为了提高无人机（UAV）在城市环境中运行的安全性，且能生成多条备选路径，提出一种离散型城市环境下基于无人机飞行安全的多路径规划方法。根据定义的城市环境模型、无人机的飞行规则和安全性原则，建立无人机飞行安全性分析模型和离散型多路径规划问题的数学模型。为提高算法的收敛速度和解的优质性，以及使算法能够同时输出多条路径，针对蚁群（ACO）算法的运行机制，设计聚类算子，提出改进聚类蚁群（CIACO）算法。实验结果表明，所提方法能够快速的收敛输出多条风险值较低的飞行路径。

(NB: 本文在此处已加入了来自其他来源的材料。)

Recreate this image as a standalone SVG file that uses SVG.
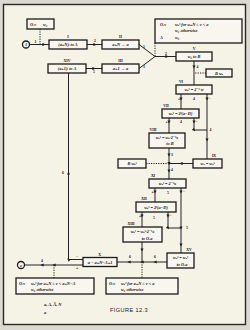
<svg xmlns="http://www.w3.org/2000/svg" width="250" height="330" viewBox="0 0 250 330">
<style>
.bg{fill:#dcd9d1}
.paper{fill:#f5f2e6;stroke:#2a2a2a;stroke-width:1.4}
.box{fill:#f8f6ee;stroke:#1a1a1a;stroke-width:1.3}
.ln{fill:none;stroke:#222;stroke-width:1}
.dot{fill:none;stroke:#222;stroke-width:1;stroke-dasharray:1.2,1.2}
.t{font-family:"Liberation Serif","DejaVu Serif",serif;font-style:italic;font-weight:bold;font-size:4.3px;fill:#111;text-anchor:middle}
.tl{font-family:"Liberation Serif","DejaVu Serif",serif;font-style:italic;font-weight:bold;font-size:4.3px;fill:#111}
.lab{font-family:"Liberation Serif","DejaVu Serif",serif;font-weight:bold;font-size:3.8px;fill:#111;text-anchor:middle}
.cap{font-family:"Liberation Sans","DejaVu Sans",sans-serif;font-size:5.6px;fill:#222;letter-spacing:0.4px}
</style>
<defs>
<marker id="a" viewBox="0 0 6 6" refX="3" refY="3" markerWidth="3.2" markerHeight="3.2" orient="auto" markerUnits="userSpaceOnUse">
<path d="M0,0 L6,3 L0,6 z" fill="#1e1e1e"/>
</marker>
</defs>
<rect class="bg" x="0" y="0" width="250" height="330"/>
<rect class="paper" x="3.5" y="4.5" width="242" height="320"/>

<g id="connectors">
<polyline class="ln" points="29.5,44.5 44,44.5 49,44.5" marker-mid="url(#a)"/>
<line class="dot" x1="40" y1="29" x2="40" y2="44.5"/>
<polyline class="ln" points="87,44.5 95,44.5 102,44.5" marker-mid="url(#a)"/>
<polyline class="ln" points="86,68.5 94,68.5 102,68.5" marker-mid="url(#a)"/>
<line class="ln" x1="139" y1="44.5" x2="155" y2="56.5"/>
<line class="ln" x1="139" y1="68.5" x2="155" y2="56.5"/>
<line class="dot" x1="155" y1="43" x2="155" y2="56.5"/>
<polyline class="ln" points="155,56.5 167,56.5 176,56.5" marker-mid="url(#a)"/>
<polyline class="ln" points="194,61 194,67 194,85" marker-mid="url(#a)"/>
<line class="dot" x1="206" y1="73" x2="194" y2="73"/>
<polyline class="ln" points="181,94 181,99 181,109" marker-mid="url(#a)"/>
<polyline class="ln" points="207,94 207,99 207,140 207,159" marker-mid="url(#a)"/>
<polyline class="ln" points="169,118 169,122 169,133" marker-mid="url(#a)"/>
<polyline class="ln" points="194,118 194,122 194,130 207,130" marker-mid="url(#a)"/>
<polyline class="ln" points="169,148 169,155 169,163.5 169,171 169,179" marker-mid="url(#a)"/>
<polyline class="ln" points="193,163.5 181,163.5 169,163.5" marker-mid="url(#a)"/>
<line class="dot" x1="169" y1="163.5" x2="146" y2="163.5"/>
<polyline class="ln" points="155,188 155,192 155,202" marker-mid="url(#a)"/>
<polyline class="ln" points="181,188 181,192 181,228 181,245 181,253" marker-mid="url(#a)"/>
<polyline class="ln" points="142,212 142,216 142,227" marker-mid="url(#a)"/>
<polyline class="ln" points="168,212 168,216 168,228 181,228" marker-mid="url(#a)"/>
<polyline class="ln" points="142,242 142,250 142,262" marker-mid="url(#a)"/>
<polyline class="ln" points="167,262 155,262 142,262 129,262 117,262" marker-mid="url(#a)"/>
<line class="dot" x1="142" y1="262" x2="142" y2="278"/>
<polyline class="ln" points="83,259.5 68.5,259.5 68.5,173 68.5,73" marker-mid="url(#a)"/>
<polyline class="ln" points="83,265 54,265 42,265 24.5,265" marker-mid="url(#a)"/>
<line class="dot" x1="54" y1="265" x2="54" y2="278"/>
</g>

<g id="labels">
<text class="lab" x="35.5" y="42.5">1</text>
<text class="lab" x="95" y="42">2</text>
<text class="lab" x="94" y="72.5">5</text>
<text class="lab" x="144" y="48">1</text>
<text class="lab" x="144" y="68">3</text>
<text class="lab" x="166" y="54.5">2</text>
<text class="lab" x="197.5" y="68">4</text>
<text class="lab" x="179" y="100">+</text>
<text class="lab" x="194" y="100">4</text>
<text class="lab" x="209.5" y="100">−</text>
<text class="lab" x="166.5" y="123">+</text>
<text class="lab" x="181" y="123">4</text>
<text class="lab" x="196.5" y="123">−</text>
<text class="lab" x="210.5" y="131">4</text>
<text class="lab" x="172" y="156">3</text>
<text class="lab" x="172" y="171">4</text>
<text class="lab" x="152.5" y="193">+</text>
<text class="lab" x="168" y="194">5</text>
<text class="lab" x="184" y="193">−</text>
<text class="lab" x="140" y="216.5">+</text>
<text class="lab" x="154" y="219">5</text>
<text class="lab" x="170.5" y="216.5">−</text>
<text class="lab" x="187" y="229">5</text>
<text class="lab" x="130" y="258">6</text>
<text class="lab" x="155" y="258">6</text>
<text class="lab" x="63" y="173.5">6</text>
<text class="lab" x="77" y="257.5">−</text>
<text class="lab" x="77" y="268.5">+</text>
<text class="lab" x="42" y="262">4</text>
</g>

<g id="n-ov0"><rect class="box" x="27" y="19" width="27" height="10"/><text class="tl" x="30" y="25.5">O.v</text><text class="tl" x="43" y="25.5">w₀</text></g>
<g id="n-start"><circle class="box" cx="26" cy="44.5" r="3.5"/><text class="t" x="26" y="46">1</text></g>
<g id="n-I"><text class="lab" x="68" y="38">I</text><rect class="box" x="49" y="40" width="38" height="9"/><text class="t" x="68" y="46">(a+N)ᵢ  to A</text></g>
<g id="n-II"><text class="lab" x="120.5" y="38">II</text><rect class="box" x="102" y="40" width="37" height="9"/><text class="t" x="120.5" y="46">a+N → a</text></g>
<g id="n-XIV"><text class="lab" x="67" y="62">XIV</text><rect class="box" x="48" y="64" width="38" height="9"/><text class="t" x="67" y="70">(a+1)ᵢ  to A</text></g>
<g id="n-III"><text class="lab" x="120.5" y="62">III</text><rect class="box" x="102" y="64" width="37" height="9"/><text class="t" x="120.5" y="70">a+1 → a</text></g>
<g id="n-store1"><rect class="box" x="155" y="19" width="87" height="24"/>
<text class="tl" x="160" y="26">O.v</text><text class="tl" x="175" y="26">wₐˢ  for a+N ≤ v &lt; a</text>
<text class="tl" x="175" y="32">w₀  otherwise</text>
<text class="tl" x="160" y="39">A</text><text class="tl" x="175" y="39">w₀</text></g>
<g id="n-V"><text class="lab" x="194" y="50">V</text><rect class="box" x="176" y="52" width="36" height="9"/><text class="t" x="194" y="58">w₀   to  B</text></g>
<g id="n-Bwa"><rect class="box" x="206" y="69" width="26" height="8"/><text class="t" x="219" y="74.5">B    wₐ</text></g>
<g id="n-VI"><text class="lab" x="181" y="83">VI</text><rect class="box" x="176" y="85" width="36" height="9"/><text class="t" x="194" y="91">wₐˢ = 2⁻ˢ w</text></g>
<g id="n-VII"><text class="lab" x="166" y="107">VII</text><rect class="box" x="162" y="109" width="37" height="9"/><text class="t" x="180.5" y="115">wₐˢ = 2ˢ(a−D)</text></g>
<g id="n-VIII"><text class="lab" x="153" y="131">VIII</text><rect class="box" x="149" y="133" width="36" height="15"/><text class="t" x="167" y="139">wₐˢ = wₐ·2⁻ˢx</text><text class="t" x="170" y="145">to B</text></g>
<g id="n-Bwas"><rect class="box" x="118" y="159" width="28" height="9"/><text class="t" x="132" y="165">B    wₐˢ</text></g>
<g id="n-IX"><text class="lab" x="214" y="157">IX</text><rect class="box" x="193" y="159" width="29" height="9"/><text class="t" x="207.5" y="165">wₐ = wₐˢ</text></g>
<g id="n-XI"><text class="lab" x="153" y="177">XI</text><rect class="box" x="149" y="179" width="37" height="9"/><text class="t" x="167.5" y="185">wₐˢ = 2⁻ˢx</text></g>
<g id="n-XII"><text class="lab" x="144" y="200">XII</text><rect class="box" x="136" y="202" width="40" height="10"/><text class="t" x="156" y="208.5">wₐˢ = 2ˢ(a−D)</text></g>
<g id="n-XIII"><text class="lab" x="131" y="225">XIII</text><rect class="box" x="123" y="227" width="39" height="15"/><text class="t" x="142.5" y="233">wₐˢ = wₐˢ·2⁻ˢx</text><text class="t" x="147" y="239.5">to O.a</text></g>
<g id="n-XV"><text class="lab" x="189" y="251">XV</text><rect class="box" x="167" y="253" width="27" height="15"/><text class="t" x="180.5" y="259">wₐˢ = wₐˢ</text><text class="t" x="182" y="265.5">to O.a</text></g>
<g id="n-X"><text class="lab" x="99.5" y="255.5">X</text><rect class="box" x="83" y="257.5" width="34" height="9"/><text class="t" x="100" y="263.5">a − a+N−A+1</text></g>
<g id="n-end"><circle class="box" cx="21" cy="265" r="3.5"/><text class="t" x="21" y="266.5">e</text></g>
<g id="n-store2"><rect class="box" x="16" y="278" width="78" height="16"/>
<text class="tl" x="19" y="284.5">O.v</text><text class="tl" x="31" y="284.5">wₐˢ for a+N ≤ v &lt; a+N−A</text>
<text class="tl" x="31" y="291">w₀  otherwise</text></g>
<g id="n-store3"><rect class="box" x="106" y="278" width="72" height="16"/>
<text class="tl" x="109" y="284.5">O.v</text><text class="tl" x="121" y="284.5">wₐˢ  for a+N ≤ v &lt; a</text>
<text class="tl" x="121" y="291">w₀  otherwise</text></g>
<text class="tl" x="44" y="306">a, A, Ā, N</text>
<text class="tl" x="44" y="314">a</text>
<text class="cap" x="110" y="312">FIGURE 12.3</text>
</svg>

关键词： 无人机(UAV); 城市环境; 安全性分析; 多路径规划; 蚁群(ACO)算法

本文引用格式

胡莘婷 , 吴宇 . 面向城市飞行安全的无人机离散型多路径规划方法[J]. 航空学报, 2021 , 42(6) : 324383 -324383 . DOI: 10.7527/S1000-6893.2020.24383

Abstract

A risk-based Unmanned Aerial Vehicle (UAV) multi-path planning method is proposed to improve the safety of UAV operations and generate multiple alternative flight paths in discrete urban environments. According to the proposed model of urban environments, flight rules, and principles of safety, a safety analysis model and a multi-path planning model are established respectively. A Clustering Improved Ant Colony Optimization (CIACO) algorithm is employed to enhance algorithm performance on convergence rate and solution quality. In this algorithm, the multi-path planning problem is solved by designing a cluster mechanism and improving original Ant Colony Optimization (ACO) algorithm. Simulation studies show that the proposed method can generate multiple flight paths with low risks at fast convergence rates.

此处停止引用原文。